We did most of the record with Zak and Ken, and then we did tracks with John Feldmann and Howard Benson. Out of those, I think we had 3 songs from Jon that are on the record and one from Howard. The plan was to come out and have 3 from each of them, and I think it worked out well the way we did it. We worked with 3 different producers which was the goal to make sure that we ensured we got the feeling that we’ve always gotten with Zak and Ken but being able to experiment and see where things go with the different producers. In hindsight, I think it would have been better to know how Howard and Jon work before we got in there, but I think we got a good product out of that. Going with Zak and Ken again, because we didn’t use them for Black Lines, we got a lot of the same stuff we got before, but I think they were very open to what we really wanted, opposed to them following what they like to do. Every producer has their way, and they’re usually really stuck in it. Just like a musician, it’s really hard to get them to play something they don’t want to - like, you’re not gonna get me to play jazz, cause I don’t do that. I think Zak and Ken opened up a bit more to different ways of tracking, styles, looking at our music differently, and the whole thing. It was a great experience, I think we’ve really grown with those guys and every record gets better working with Zak and Ken. I can’t say enough about the process with them.
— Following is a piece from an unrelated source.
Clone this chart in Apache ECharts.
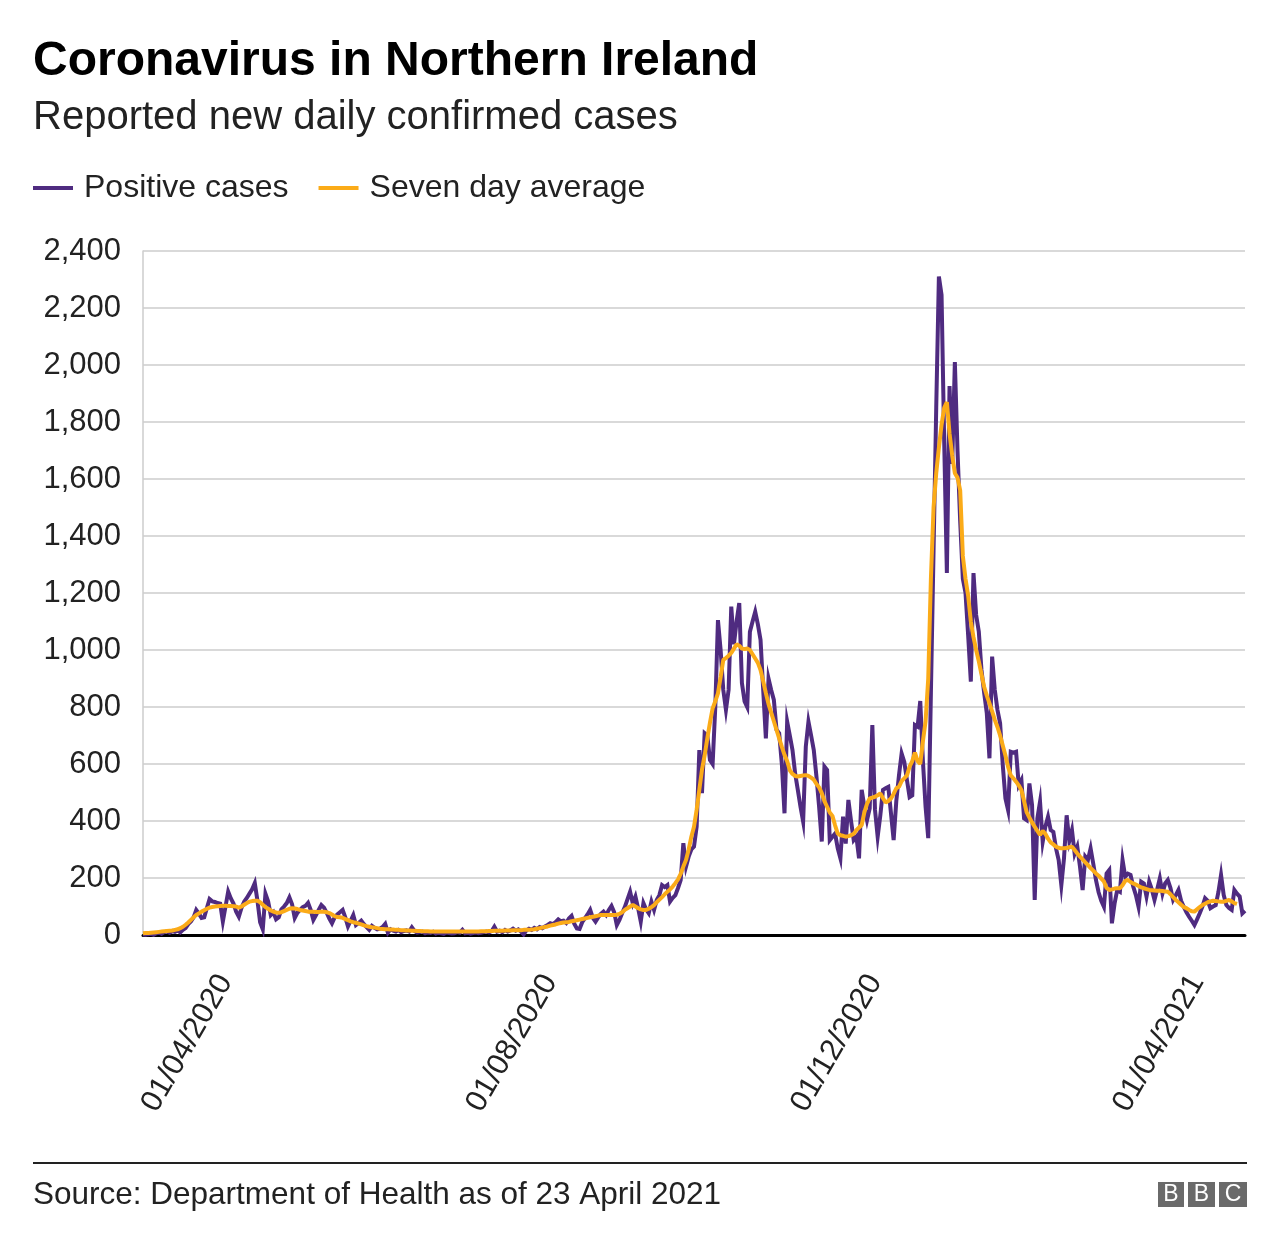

What was the most challenging part of writing and recording this album?
The most challenging part was probably working with different producers, and having to adapt. When you’re working with guys like John and Howard, they’re very set in doing their own thing. I think adapting to their styles of recording and pre-production was probably the most difficult thing to get through, but that’s also what makes a song good, when you work with someone and you think outside the box. I think we ended up with a better product that way, but it also was a hard part of the process.
What can people expect from this new album?
Overall, in my opinion, you can expect a really good record. We’re really excited about it. I think you can expect a record that will be fun to come and see at shows - energetic, that sort of thing, and if that is your sort of thing, it’s on there for you.
This year is the final Warped Tour, and you guys are on the bill. What are your thoughts on Warped ending, and what are you looking forward to about going on the tour one last time?
We did it in 2005 for the first time - but really, we were just following the tour so I guess we weren’t really doing it. We owe 50% of our career to Warped Tour, that’s really where we got our start. It is really sad to see it go, but we’re happy to be on the last one. You make a ton of new fans - there are so many bands out there and so many people going who don’t even know your music, so that’s the coolest part of Warped Tour. I think Kevin Lyman who runs the tour will do something else, it might not be Warped Tour, but it’s gonna be something in the way of festival touring - I don’t think he’d just let it die completely. He’s been doing it for 20 or so years, and the music industry has changed so much in that time, so what worked then might not work now. I’m sure he’ll do something else and it’ll be successful.
Mayday Parade's sixth album, Sunnyland, is available on June 16th through Rise Records, and you can catch the band this summer on the final run of the Vans Warped Tour.